— Start of RECORDS SUPPLIED —

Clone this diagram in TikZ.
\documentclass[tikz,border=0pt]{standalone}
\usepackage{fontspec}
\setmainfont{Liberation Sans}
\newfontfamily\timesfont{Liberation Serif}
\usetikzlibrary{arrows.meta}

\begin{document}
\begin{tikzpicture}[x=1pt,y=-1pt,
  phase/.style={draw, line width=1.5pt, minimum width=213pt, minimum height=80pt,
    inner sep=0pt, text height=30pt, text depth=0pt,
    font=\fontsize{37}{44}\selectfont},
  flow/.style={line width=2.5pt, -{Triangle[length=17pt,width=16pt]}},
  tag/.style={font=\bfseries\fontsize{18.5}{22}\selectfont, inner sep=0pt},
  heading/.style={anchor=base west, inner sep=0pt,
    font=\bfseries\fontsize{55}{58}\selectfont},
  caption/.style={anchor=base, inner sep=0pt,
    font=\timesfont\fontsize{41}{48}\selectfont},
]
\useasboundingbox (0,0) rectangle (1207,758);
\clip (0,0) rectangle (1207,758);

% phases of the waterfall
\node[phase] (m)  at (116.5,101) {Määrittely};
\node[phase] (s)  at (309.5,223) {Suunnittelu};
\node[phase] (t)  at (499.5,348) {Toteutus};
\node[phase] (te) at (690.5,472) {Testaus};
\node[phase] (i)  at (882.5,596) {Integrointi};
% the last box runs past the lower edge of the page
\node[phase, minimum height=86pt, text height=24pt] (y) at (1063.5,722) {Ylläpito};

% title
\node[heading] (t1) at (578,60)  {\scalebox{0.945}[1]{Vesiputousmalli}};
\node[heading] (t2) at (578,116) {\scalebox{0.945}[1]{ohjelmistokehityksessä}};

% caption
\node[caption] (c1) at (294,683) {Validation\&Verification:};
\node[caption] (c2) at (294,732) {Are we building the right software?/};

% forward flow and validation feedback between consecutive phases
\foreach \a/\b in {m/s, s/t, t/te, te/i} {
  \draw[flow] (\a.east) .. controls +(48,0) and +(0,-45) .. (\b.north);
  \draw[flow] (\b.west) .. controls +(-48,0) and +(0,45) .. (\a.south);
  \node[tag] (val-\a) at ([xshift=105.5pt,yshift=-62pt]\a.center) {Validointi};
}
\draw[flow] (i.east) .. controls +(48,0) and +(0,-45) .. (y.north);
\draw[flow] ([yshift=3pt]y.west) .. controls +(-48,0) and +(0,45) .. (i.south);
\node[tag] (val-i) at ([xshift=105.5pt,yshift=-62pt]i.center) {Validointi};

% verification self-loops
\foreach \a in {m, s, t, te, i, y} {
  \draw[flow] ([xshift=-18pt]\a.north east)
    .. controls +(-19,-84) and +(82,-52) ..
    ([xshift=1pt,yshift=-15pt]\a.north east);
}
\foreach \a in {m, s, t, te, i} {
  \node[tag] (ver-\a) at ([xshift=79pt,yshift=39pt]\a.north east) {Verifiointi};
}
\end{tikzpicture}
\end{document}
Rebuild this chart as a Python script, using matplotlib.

— End of RECORDS SUPPLIED —

#### EXERCISE PROMPT:
Looking at the material above, please copy exactly every line from its first line through the line containing "(val-i) at ([xshift=105.5pt,yshift=-62pt]i.center)", with both ends included and nothing else.

#### TASK OUTPUT:
Clone this diagram in TikZ.
\documentclass[tikz,border=0pt]{standalone}
\usepackage{fontspec}
\setmainfont{Liberation Sans}
\newfontfamily\timesfont{Liberation Serif}
\usetikzlibrary{arrows.meta}

\begin{document}
\begin{tikzpicture}[x=1pt,y=-1pt,
  phase/.style={draw, line width=1.5pt, minimum width=213pt, minimum height=80pt,
    inner sep=0pt, text height=30pt, text depth=0pt,
    font=\fontsize{37}{44}\selectfont},
  flow/.style={line width=2.5pt, -{Triangle[length=17pt,width=16pt]}},
  tag/.style={font=\bfseries\fontsize{18.5}{22}\selectfont, inner sep=0pt},
  heading/.style={anchor=base west, inner sep=0pt,
    font=\bfseries\fontsize{55}{58}\selectfont},
  caption/.style={anchor=base, inner sep=0pt,
    font=\timesfont\fontsize{41}{48}\selectfont},
]
\useasboundingbox (0,0) rectangle (1207,758);
\clip (0,0) rectangle (1207,758);

% phases of the waterfall
\node[phase] (m)  at (116.5,101) {Määrittely};
\node[phase] (s)  at (309.5,223) {Suunnittelu};
\node[phase] (t)  at (499.5,348) {Toteutus};
\node[phase] (te) at (690.5,472) {Testaus};
\node[phase] (i)  at (882.5,596) {Integrointi};
% the last box runs past the lower edge of the page
\node[phase, minimum height=86pt, text height=24pt] (y) at (1063.5,722) {Ylläpito};

% title
\node[heading] (t1) at (578,60)  {\scalebox{0.945}[1]{Vesiputousmalli}};
\node[heading] (t2) at (578,116) {\scalebox{0.945}[1]{ohjelmistokehityksessä}};

% caption
\node[caption] (c1) at (294,683) {Validation\&Verification:};
\node[caption] (c2) at (294,732) {Are we building the right software?/};

% forward flow and validation feedback between consecutive phases
\foreach \a/\b in {m/s, s/t, t/te, te/i} {
  \draw[flow] (\a.east) .. controls +(48,0) and +(0,-45) .. (\b.north);
  \draw[flow] (\b.west) .. controls +(-48,0) and +(0,45) .. (\a.south);
  \node[tag] (val-\a) at ([xshift=105.5pt,yshift=-62pt]\a.center) {Validointi};
}
\draw[flow] (i.east) .. controls +(48,0) and +(0,-45) .. (y.north);
\draw[flow] ([yshift=3pt]y.west) .. controls +(-48,0) and +(0,45) .. (i.south);
\node[tag] (val-i) at ([xshift=105.5pt,yshift=-62pt]i.center) {Validointi};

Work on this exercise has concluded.